Against the backdrop of the legal tussle over Value Added Tax collection, the Governor of Rivers State, Nyesom Wike, has said the state has no intention to fight the Federal Government.
Wike said this during a public lecture on ‘Taxing powers in a federal system’, held on Saturday to mark the 60th birthday of a lawyer, Ahmed Raji (SAN).
The governor, who was represented by Rivers State Attorney-General and Commissioner for Justice, Prof. Zacchaeus Adangor (SAN), said, “I have heard a lot of comments been made that we are fighting Federal Government; there is no desire or any intention of the Rivers state government to fight the Federal Government. But you must remember that in a federal system, the states are not house boys of the Federal Government.
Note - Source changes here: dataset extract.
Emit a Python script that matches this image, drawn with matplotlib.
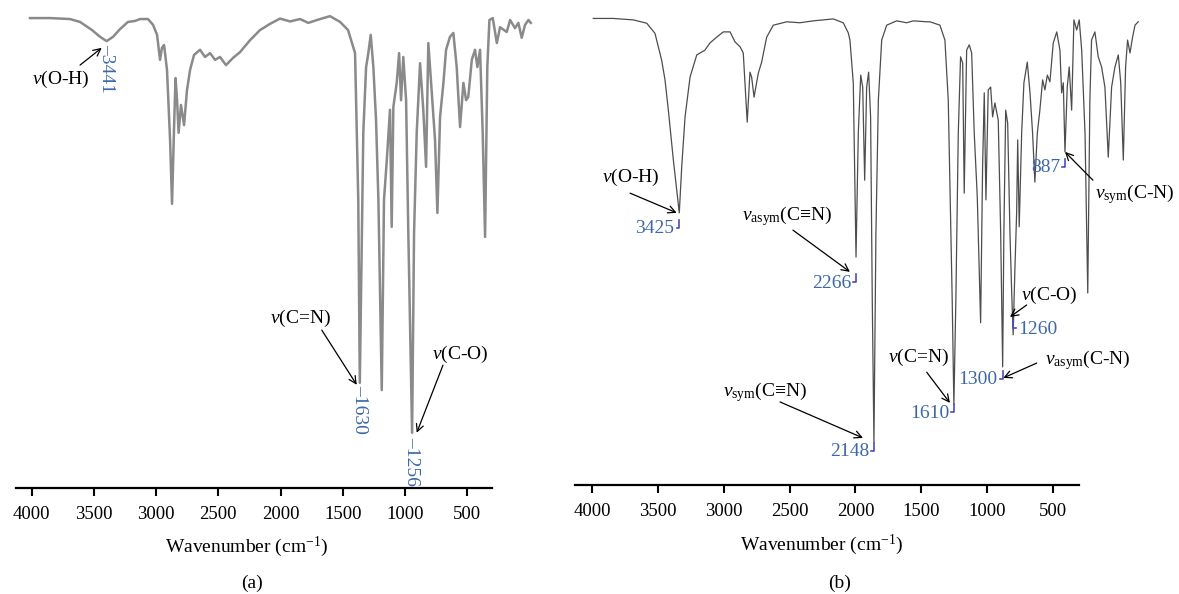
import matplotlib.pyplot as plt

plt.rcParams['font.family'] = ['Liberation Serif', 'DejaVu Serif']
plt.rcParams['mathtext.fontset'] = 'custom'
plt.rcParams['mathtext.rm'] = 'Liberation Serif'
plt.rcParams['mathtext.it'] = 'Liberation Serif:italic'

# (a) ligand spectrum: wavenumber (cm-1) and transmittance (%)
wn_a = [3989, 3846, 3703, 3631, 3545, 3488, 3441, 3395, 3345, 3288, 3238, 3202, 3145, 3109,
        3080, 3059, 3045, 3030, 3009, 2987, 2973, 2959, 2948, 2937, 2926, 2909, 2887, 2866,
        2844, 2816, 2773, 2737, 2701, 2665, 2630, 2587, 2537, 2487, 2415, 2344, 2272, 2201,
        2129, 2057, 1999, 1914, 1843, 1771, 1714, 1664, 1641, 1630, 1605, 1585, 1571, 1552,
        1533, 1514, 1497, 1473, 1457, 1437, 1414, 1402, 1390, 1366, 1349, 1335, 1319, 1299,
        1283, 1256, 1242, 1223, 1199, 1176, 1156, 1140, 1115, 1092, 1075, 1056, 1032, 1013,
        985, 961, 937, 913, 889, 870, 854, 829, 806, 789, 770, 751, 734, 718, 703, 679,
        650, 627, 579, 555, 520, 496, 472, 448, 424, 407]
t_a = [97.9, 97.9, 97.7, 97.1, 95.4, 94.0, 93.1, 94.0, 95.6, 97.1, 97.3, 97.7, 97.7, 96.5,
       94.4, 89.2, 91.7, 92.3, 87.1, 72.5, 59.2, 74.6, 85.4, 80.8, 74.0, 79.8, 75.6, 82.9,
       87.1, 90.2, 91.3, 89.8, 90.6, 89.2, 89.8, 88.1, 89.6, 90.8, 93.3, 95.4, 96.7, 97.8,
       97.2, 97.7, 96.9, 97.7, 98.3, 97.1, 95.4, 90.6, 60.0, 21.9, 74.0, 87.7, 90.2, 94.4,
       87.7, 76.7, 60.0, 20.4, 60.0, 68.3, 78.8, 54.4, 79.4, 84.4, 90.6, 80.8, 89.8, 80.8,
       53.1, 11.5, 53.1, 74.0, 88.5, 78.8, 66.9, 92.7, 82.3, 72.5, 57.3, 77.3, 84.4, 91.3,
       94.0, 94.8, 87.7, 75.2, 84.4, 80.8, 81.5, 89.2, 91.3, 87.7, 91.3, 74.0, 52.3, 87.7,
       97.5, 97.9, 92.7, 96.0, 95.0, 97.5, 95.8, 96.9, 93.8, 96.5, 97.5, 96.9]

# (b) complex spectrum
wn_b = [3991, 3859, 3728, 3639, 3585, 3541, 3519, 3497, 3464, 3425, 3409, 3387, 3354, 3310,
        3256, 3223, 3179, 3135, 3091, 3058, 3025, 3004, 2978, 2960, 2949, 2933, 2905, 2883,
        2850, 2806, 2718, 2631, 2543, 2412, 2346, 2313, 2302, 2280, 2262, 2247, 2231, 2218,
        2205, 2192, 2179, 2166, 2155, 2144, 2131, 2115, 2093, 2060, 1994, 1929, 1885, 1797,
        1775, 1710, 1677, 1655, 1639, 1629, 1618, 1605, 1589, 1574, 1560, 1550, 1534, 1517,
        1501, 1484, 1464, 1442, 1429, 1418, 1407, 1392, 1376, 1363, 1348, 1326, 1310, 1297,
        1289, 1277, 1264, 1249, 1238, 1228, 1216, 1205, 1198, 1188, 1172, 1157, 1135, 1117,
        1100, 1085, 1069, 1052, 1034, 1019, 1003, 986, 964, 941, 920, 909, 898, 887,
        872, 859, 843, 828, 810, 793, 777, 755, 737, 723, 712, 690, 668, 646,
        624, 602, 580, 558, 536, 520, 503, 488, 475, 459, 442, 426, 405]
t_b = [97.2, 97.2, 96.9, 96.2, 94.1, 88.5, 84.4, 78.1, 67.7, 56.7, 66.3, 76.7, 85.0, 89.6,
       90.6, 92.1, 93.3, 94.4, 94.4, 92.3, 91.3, 90.0, 75.6, 86.0, 85.0, 80.8, 85.8, 88.1,
       93.3, 95.8, 96.5, 96.3, 96.7, 97.1, 96.3, 94.2, 92.7, 83.8, 47.5, 73.3, 85.4, 82.9,
       63.5, 82.9, 86.0, 76.7, 38.5, 8.8, 52.5, 80.2, 92.7, 95.8, 96.7, 96.3, 96.7, 96.5,
       96.5, 95.8, 92.7, 80.2, 53.8, 38.5, 16.7, 38.5, 73.3, 89.2, 87.9, 60.8, 90.6, 91.7,
       90.0, 73.3, 60.0, 33.8, 66.3, 81.7, 59.4, 82.3, 82.9, 76.7, 79.6, 76.0, 52.5, 24.6,
       52.5, 78.1, 75.4, 52.5, 40.6, 31.3, 45.4, 56.7, 71.9, 53.8, 73.3, 83.8, 88.1, 81.7,
       73.3, 63.1, 73.3, 78.1, 84.4, 82.3, 85.4, 84.0, 92.1, 94.4, 90.6, 81.7, 83.8, 69.4,
       82.9, 87.1, 78.1, 96.9, 94.8, 96.9, 90.6, 73.3, 40.0, 80.2, 92.7, 94.4, 89.2, 87.1,
       82.9, 68.3, 82.9, 87.1, 89.6, 83.8, 67.7, 87.1, 92.7, 90.0, 93.3, 95.8, 96.5]

# labelled bands
bands_a = ['3441', '1630', '1256']
band_pos_a = [3441, 1630, 1256]
band_t_a = [92.5, 21.5, 10.6]

bands_b = ['3425', '2266', '2148', '1610', '1300', '1260', '887']
band_pos_b = [3425, 2262, 2144, 1618, 1297, 1228, 887]
band_t_b = [53.8, 42.5, 7.3, 15.4, 22.3, 32.9, 66.5]
band_side_b = ['left', 'left', 'left', 'left', 'left', 'right', 'left']

# assignments: text, text centre, arrow tail, arrow tip
notes_a = [
    (r'$\nu$(O-H)', (3767, 85.2), (3631, 88.1), (3476, 91.7)),
    (r'$\nu$(C=N)', (2057, 35.4), (1902, 32.9), (1652, 21.5)),
    (r'$\nu$(C-O)', (913, 27.9), (1035, 25.6), (1223, 11.5)),
]
notes_b = [
    (r'$\nu$(O-H)', (3743, 64.0), (3749, 60.8), (3442, 56.7)),
    (r'$\nu_{\mathrm{asym}}$(C≡N)', (2716, 56.0), (2677, 53.1), (2302, 44.4)),
    (r'$\nu_{\mathrm{sym}}$(C≡N)', (2861, 19.4), (2762, 17.3), (2216, 9.8)),
    (r'$\nu$(C=N)', (1854, 26.5), (1797, 23.5), (1644, 17.1)),
    (r'$\nu_{\mathrm{asym}}$(C-N)', (736, 26.0), (1073, 25.4), (1293, 22.3)),
    (r'$\nu$(C-O)', (992, 39.4), (1139, 37.5), (1249, 35.0)),
    (r'$\nu_{\mathrm{sym}}$(C-N)', (427, 60.6), (703, 63.5), (887, 69.4)),
]

ticks = [4000, 3500, 3000, 2500, 2000, 1500, 1000, 500]
blue = '#3d68a8'
bracket = '#4b4bc4'

fig = plt.figure(figsize=(11.79, 5.94), dpi=100)
ax_a = fig.add_axes([0.01357, 0.17845, 0.4402, 0.80808])
ax_b = fig.add_axes([0.48516, 0.18350, 0.48346, 0.80808])


def setup(ax, xlim, scale, offset, bounds):
    ax.set_xlim(*xlim)
    ax.set_ylim(0, 100)
    ax.set_facecolor('none')
    for s in ax.spines.values():
        s.set_visible(False)
    ax.set_xticks([])
    ax.set_yticks([])
    # the printed wavenumber scale of the figure
    sec = ax.secondary_xaxis('bottom', functions=(lambda t: scale * t - offset,
                                                  lambda p: (p + offset) / scale))
    sec.set_xticks(ticks)
    sec.spines['bottom'].set_bounds(*bounds)
    sec.spines['bottom'].set_linewidth(1.6)
    sec.tick_params(direction='out', length=6, width=1.5, pad=7, labelsize=13.5)


def arrow(ax, tail, tip):
    ax.annotate('', xy=tip, xytext=tail,
                arrowprops=dict(arrowstyle='->', lw=0.9, color='black',
                                shrinkA=0, shrinkB=0, mutation_scale=13))


setup(ax_a, (4089, 377), 1.124, 469.5, (301, 4126))
setup(ax_b, (4131, 380), 1.155, 617.1, (301, 4131))

ax_a.plot(wn_a, t_a, color='#8a8a8a', lw=1.8)
ax_b.plot(wn_b, t_b, color='#4d4d4d', lw=0.9)

for txt, pos, t in zip(bands_a, band_pos_a, band_t_a):
    ax_a.text(pos, t, '–' + txt, rotation=270, ha='center', va='top',
              color=blue, fontsize=14)

for txt, pos, t, side in zip(bands_b, band_pos_b, band_t_b, band_side_b):
    d = 18 if side == 'left' else -18
    ax_b.plot([pos, pos, pos + d], [t + 1.5, t - 0.2, t - 0.2], color=bracket, lw=1.2)
    ax_b.annotate(txt, xy=(pos, t), xytext=(-3.5 if side == 'left' else 3.5, 0),
                  textcoords='offset points', ha='right' if side == 'left' else 'left',
                  va='center_baseline', color=blue, fontsize=14)

for ax, notes in [(ax_a, notes_a), (ax_b, notes_b)]:
    for txt, centre, tail, tip in notes:
        ax.text(centre[0], centre[1], txt, ha='center', va='center', fontsize=14)
        arrow(ax, tail, tip)

fig.text(0.2095, 0.0791, 'Wavenumber (cm$^{-1}$)', ha='center', va='center', fontsize=14)
fig.text(0.6972, 0.0825, 'Wavenumber (cm$^{-1}$)', ha='center', va='center', fontsize=14)
fig.text(0.2137, 0.0185, '(a)', ha='center', va='center', fontsize=14)
fig.text(0.7125, 0.0185, '(b)', ha='center', va='center', fontsize=14)

plt.savefig('out.png', dpi=100)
The principle of co-equality is fundamental to the federal arrangement; that principle leads to the principle of autonomy, autonomy leads you to physical autonomy and physical autonomy leads you to physical federalism.”
According to him, the federal or state governments are co-equal because none derives its life from the other.
Wike said, “They both derive their life from the constitution because they have co-equality and every level of government is entitled to have access to sufficient revenue so that they can carry out its own responsibility without subordinating its will to that of a superior authority. That is the fundamental aspect of fiscal federalism and until we get it, we will continue this journey of talking and talking without result. But I think that the court has a role to play; the court can lay this crisis and controversy to rest when it makes a pronouncement.”